While Germany generally enjoys hot summers, Europe has already experienced a deadly heat wave in July. Much of the extreme heat has so far impacted Portugal, Spain and the UK, but Germany has also reached temperatures as high as 38 C (100 F).
The heat has broken for now, but August may bring more hot days. Be ready for high temperatures with clothes that will keep you comfortable, and pack a refillable water bottle and use it frequently.
Berlin has plenty of great lakes and beaches where you can go for a swim © Luis Alvarez / Getty Images
4. If it’s hot, have you planned a beach trip?
A beach day may not be the first thing that comes to mind for a trip to Germany, but the country is home to incredible lakes, city beaches and coastlines on both the Baltic and North seas. Join locals as they cool down at some of the country’s most beautiful swimming spots.

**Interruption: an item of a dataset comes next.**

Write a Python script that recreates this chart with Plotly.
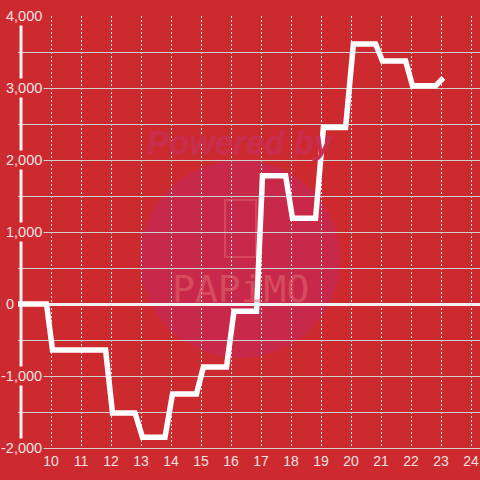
import plotly.graph_objects as go

# ---- data ----
hours = [8.9, 9.85, 10.05, 11.82, 12.05, 12.8, 13.05, 13.8, 14.05, 14.85, 15.08,
         15.85, 16.1, 16.85, 17.05, 17.82, 18.05, 18.82, 19.08, 19.82, 20.08,
         20.82, 21.05, 21.82, 22.05, 22.82, 23.08]
balance = [0, 0, -640, -640, -1514, -1514, -1850, -1850, -1250, -1250, -875,
           -875, -100, -100, 1780, 1780, 1190, 1190, 2450, 2450, 3610,
           3610, 3375, 3375, 3030, 3030, 3140]

x_ticks = list(range(10, 25))
x_tick_labels = [str(h) for h in x_ticks]
y_ticks = [4000, 3000, 2000, 1000, 0, -1000, -2000]
y_tick_labels = ["4,000", "3,000", "2,000", "1,000", "0", "-1,000", "-2,000"]

BG = "#cd2a30"
LABEL = "#f3e0e0"
FONT = "Liberation Sans, Arial, sans-serif"

fig = go.Figure()
fig.add_trace(go.Scatter(
    x=hours, y=balance, mode="lines",
    line=dict(color="#ffffff", width=5.5),
    hoverinfo="skip", showlegend=False,
))

shapes = [
    # watermark circle
    dict(type="circle", xref="paper", yref="paper", layer="below",
         x0=(140 - 18) / 462, x1=(340 - 18) / 462,
         y0=(448 - 358) / 432, y1=(448 - 160) / 432,
         fillcolor="#c8294a", line=dict(width=0)),
    # watermark phone outline
    dict(type="rect", xref="paper", yref="paper", layer="below",
         x0=(225 - 18) / 462, x1=(256 - 18) / 462,
         y0=(448 - 257) / 432, y1=(448 - 200) / 432,
         fillcolor="rgba(0,0,0,0)", line=dict(color="rgba(225,95,105,0.55)", width=2)),
    # left vertical bar at hour 9
    dict(type="line", xref="x", yref="y", layer="above",
         x0=9, x1=9, y0=-2000, y1=4000,
         line=dict(color="#f2f2f2", width=3)),
]

annotations = [
    dict(text="<b><i>Powered by</i></b>", xref="paper", yref="paper",
         x=(240 - 18) / 462, y=(448 - 122) / 432, showarrow=False,
         font=dict(family=FONT, size=33, color="#ca2e4e")),
    dict(text="PAPiMO", xref="paper", yref="paper",
         x=(240 - 18) / 462, y=(448 - 289) / 432, showarrow=False,
         font=dict(family="DejaVu Sans Mono, monospace", size=38, color="rgba(228,105,112,0.55)")),
]
for v, lab in zip(y_ticks, y_tick_labels):
    xpx = 16 if v == 0 else 44
    annotations.append(dict(
        text=lab, xref="paper", yref="y", x=(xpx - 18) / 462, y=v,
        xanchor="right", yanchor="middle", showarrow=False,
        bgcolor=BG, borderpad=1,
        font=dict(family=FONT, size=14.5, color=LABEL)))

fig.update_layout(
    width=480, height=480,
    margin=dict(l=18, r=0, t=16, b=32),
    paper_bgcolor=BG, plot_bgcolor=BG,
    font=dict(family=FONT, size=14, color=LABEL),
    shapes=shapes, annotations=annotations,
    xaxis=dict(range=[8.9, 24.3], tickvals=x_ticks, ticktext=x_tick_labels,
               showgrid=True, gridcolor="#e6e6e6", gridwidth=1, griddash="2px,2px",
               zeroline=False, showline=True, linecolor="#cfcfcf", linewidth=1,
               ticks="", tickfont=dict(family=FONT, size=14, color=LABEL),
               fixedrange=True),
    yaxis=dict(range=[-2000, 4000], dtick=500, showticklabels=False,
               showgrid=True, gridcolor="#cfcfcf", gridwidth=1,
               zeroline=True, zerolinecolor="#f2f2f2", zerolinewidth=3,
               showline=False, fixedrange=True),
)

fig.write_html(
    "out.html",
    config={"displayModeBar": False},
    post_script="document.body.style.margin='0';document.body.style.background='%s';" % BG,
)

5. Is your flight with Lufthansa?
It’s no secret that Europe is among the regions suffering from airport chaos; passengers have been impacted by long queues, lost bags and canceled flights. Germany’s flag carrier Lufthansa has canceled thousands of flights this summer, within Germany and on short-haul journeys, due to staffing issues and strike action. A ground staff strike will take place on Wednesday, which will lead to the cancellation of most of the airline’s flights to and from Frankfurt and Munich airports, and could have impacts lasting until the weekend. While the airline does inform passengers of cancellations and, if possible, will rebook you on another flight, it’s always best to check your flight status to make sure everything is set before you fly.

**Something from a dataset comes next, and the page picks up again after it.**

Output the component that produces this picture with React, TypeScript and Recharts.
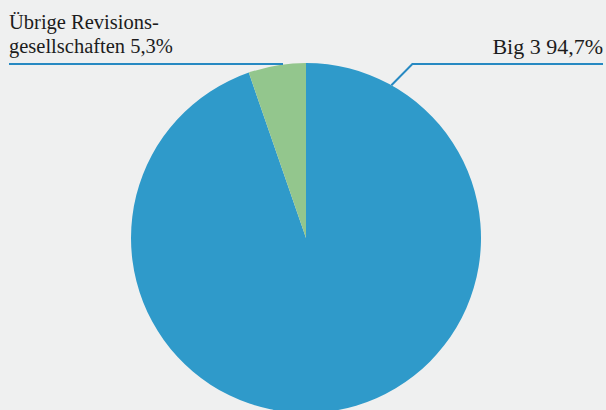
import { PieChart, Pie, Cell } from 'recharts';

const segments = ['Big 3', 'Übrige Revisionsgesellschaften'];
const shares = [94.7, 5.3];
const bigLabel = 'Big 3 94,7%';
const otherLabel = ['Übrige Revisions-', 'gesellschaften 5,3%'];
const colors = ['#2f9aca', '#93c68d'];

const data = segments.map((name, i) => ({ name, value: shares[i] }));

const W = 606;
const H = 410;
const CX = 306;
const CY = 238;
const R = 175;
const lineColor = '#2789c2';
const textStyle = { fontFamily: '"Liberation Serif", "DejaVu Serif", serif', fontSize: 20.5, fill: '#1c1c1c' };

// leader lines and labels, placed from the pie's centre and radius
function Annotations() {
  const top = CY - R + 1;
  const a = (60.8 * Math.PI) / 180;
  const px = CX + R * Math.cos(a);
  const py = CY - R * Math.sin(a);
  return (
    <svg width={W} height={H} style={{ position: 'absolute', left: 0, top: 0 }}>
      <polyline
        points={`${px},${py} ${px + 21},${top} ${W - 3},${top}`}
        fill="none"
        stroke={lineColor}
        strokeWidth={2}
      />
      <text x={W - 3} y={top - 10} textAnchor="end" style={{ ...textStyle, fontSize: 22 }}>
        {bigLabel}
      </text>
      <line x1={9} y1={top} x2={CX - 23} y2={top} stroke={lineColor} strokeWidth={2} />
      <text x={9} y={top - 35} style={textStyle}>
        {otherLabel[0]}
      </text>
      <text x={9} y={top - 11} style={textStyle}>
        {otherLabel[1]}
      </text>
    </svg>
  );
}

export default function App() {
  return (
    <div style={{ position: 'absolute', left: 0, top: 0, width: W, height: H, background: '#eff0f0', overflow: 'hidden' }}>
      <PieChart width={W} height={H} margin={{ top: 0, right: 0, bottom: 0, left: 0 }}>
        <Pie
          data={data}
          dataKey="value"
          nameKey="name"
          cx={CX}
          cy={CY}
          outerRadius={R}
          startAngle={90}
          endAngle={-270}
          stroke="none"
          label={false}
          labelLine={false}
          isAnimationActive={false}
        >
          {data.map((d, i) => (
            <Cell key={d.name} fill={colors[i]} />
          ))}
        </Pie>
      </PieChart>
      <Annotations />
    </div>
  );
}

Lufthansa is also advising passengers to use their online services, as digital check-in is permitted 23 hours before departure. There is also a free digital document check service for COVID-19 documentation that can be used between 72 and 8 hours before you travel. This can be used to show proof of vaccination or a test if that’s required for your journey.
Make sure your luggage is easily recognizable to you © sigurcamp / Getty Images
6. What color is your luggage?
If you’re traveling through Frankfurt Airport this summer, make sure your bag isn’t basic black. According to the Guardian, German media has reported that the airport — which is a major transfer hub in Europe — attributed some of the lost baggage delays to too many similar-looking bags, as they take longer to identify and return to their owners.

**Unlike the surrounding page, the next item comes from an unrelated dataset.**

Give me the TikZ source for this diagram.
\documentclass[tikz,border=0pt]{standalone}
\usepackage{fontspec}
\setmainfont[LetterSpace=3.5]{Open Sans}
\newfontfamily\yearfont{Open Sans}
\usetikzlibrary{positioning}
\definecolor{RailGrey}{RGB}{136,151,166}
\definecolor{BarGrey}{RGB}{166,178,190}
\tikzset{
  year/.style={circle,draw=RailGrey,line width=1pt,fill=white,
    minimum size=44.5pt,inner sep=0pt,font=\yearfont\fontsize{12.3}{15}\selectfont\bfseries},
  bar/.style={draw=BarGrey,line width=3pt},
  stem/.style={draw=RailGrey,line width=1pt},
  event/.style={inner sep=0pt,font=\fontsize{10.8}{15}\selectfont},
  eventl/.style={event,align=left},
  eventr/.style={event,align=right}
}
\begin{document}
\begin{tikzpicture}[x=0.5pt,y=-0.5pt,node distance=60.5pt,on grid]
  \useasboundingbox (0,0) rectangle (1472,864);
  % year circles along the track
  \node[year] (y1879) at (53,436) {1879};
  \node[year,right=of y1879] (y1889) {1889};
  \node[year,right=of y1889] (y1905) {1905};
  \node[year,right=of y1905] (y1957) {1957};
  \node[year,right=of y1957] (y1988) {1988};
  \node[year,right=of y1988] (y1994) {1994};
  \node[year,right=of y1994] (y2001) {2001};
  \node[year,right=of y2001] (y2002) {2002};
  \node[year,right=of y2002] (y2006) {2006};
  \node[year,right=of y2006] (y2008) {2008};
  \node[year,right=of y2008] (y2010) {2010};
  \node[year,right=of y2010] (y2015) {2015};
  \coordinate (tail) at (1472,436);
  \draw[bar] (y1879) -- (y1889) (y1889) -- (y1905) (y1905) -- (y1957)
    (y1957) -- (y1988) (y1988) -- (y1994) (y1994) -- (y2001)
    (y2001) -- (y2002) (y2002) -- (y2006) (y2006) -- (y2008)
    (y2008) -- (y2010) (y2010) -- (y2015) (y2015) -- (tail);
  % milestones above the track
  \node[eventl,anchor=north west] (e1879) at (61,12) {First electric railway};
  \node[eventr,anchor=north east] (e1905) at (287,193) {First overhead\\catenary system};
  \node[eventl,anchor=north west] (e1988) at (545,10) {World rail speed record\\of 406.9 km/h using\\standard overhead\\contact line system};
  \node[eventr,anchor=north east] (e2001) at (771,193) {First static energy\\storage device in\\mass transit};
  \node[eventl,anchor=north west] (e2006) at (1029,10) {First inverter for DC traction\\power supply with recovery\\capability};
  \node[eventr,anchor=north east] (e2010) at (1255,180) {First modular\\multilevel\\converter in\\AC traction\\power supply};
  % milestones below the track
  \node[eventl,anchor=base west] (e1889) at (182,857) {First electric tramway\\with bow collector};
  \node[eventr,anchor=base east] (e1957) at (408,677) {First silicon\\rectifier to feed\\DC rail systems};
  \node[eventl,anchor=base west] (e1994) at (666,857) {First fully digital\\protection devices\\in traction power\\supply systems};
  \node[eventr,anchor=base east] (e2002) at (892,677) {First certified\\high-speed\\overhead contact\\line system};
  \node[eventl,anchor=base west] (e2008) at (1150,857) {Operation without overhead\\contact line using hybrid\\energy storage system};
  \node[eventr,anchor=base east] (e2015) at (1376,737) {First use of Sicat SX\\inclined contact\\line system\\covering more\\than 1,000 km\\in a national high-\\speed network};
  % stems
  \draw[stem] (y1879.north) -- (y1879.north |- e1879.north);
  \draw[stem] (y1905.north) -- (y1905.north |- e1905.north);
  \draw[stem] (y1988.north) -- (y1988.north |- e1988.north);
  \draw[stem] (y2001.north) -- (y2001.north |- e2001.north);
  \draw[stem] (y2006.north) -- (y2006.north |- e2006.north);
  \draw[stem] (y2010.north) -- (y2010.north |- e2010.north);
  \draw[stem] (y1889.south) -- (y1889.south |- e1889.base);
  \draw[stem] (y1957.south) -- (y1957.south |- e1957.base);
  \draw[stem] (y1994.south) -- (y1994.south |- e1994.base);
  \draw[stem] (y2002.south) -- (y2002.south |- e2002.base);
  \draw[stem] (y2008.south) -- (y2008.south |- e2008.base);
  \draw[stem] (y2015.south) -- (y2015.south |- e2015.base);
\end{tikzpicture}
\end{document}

While the airport’s reasoning for baggage chaos has raised some eyebrows, it’s a good reminder to make sure that your luggage is clearly identifiable to you. When a passenger’s luggage is lost, they must fill out a form describing what their bag looks like: colorful bags, stickers, tags and other personalizations can make yours easier to identify — and therefore return to you.
Another option is trying to pack only a carry-on bag, but if you need more luggage and want to be as safe as possible, you could always try electronic baggage tags.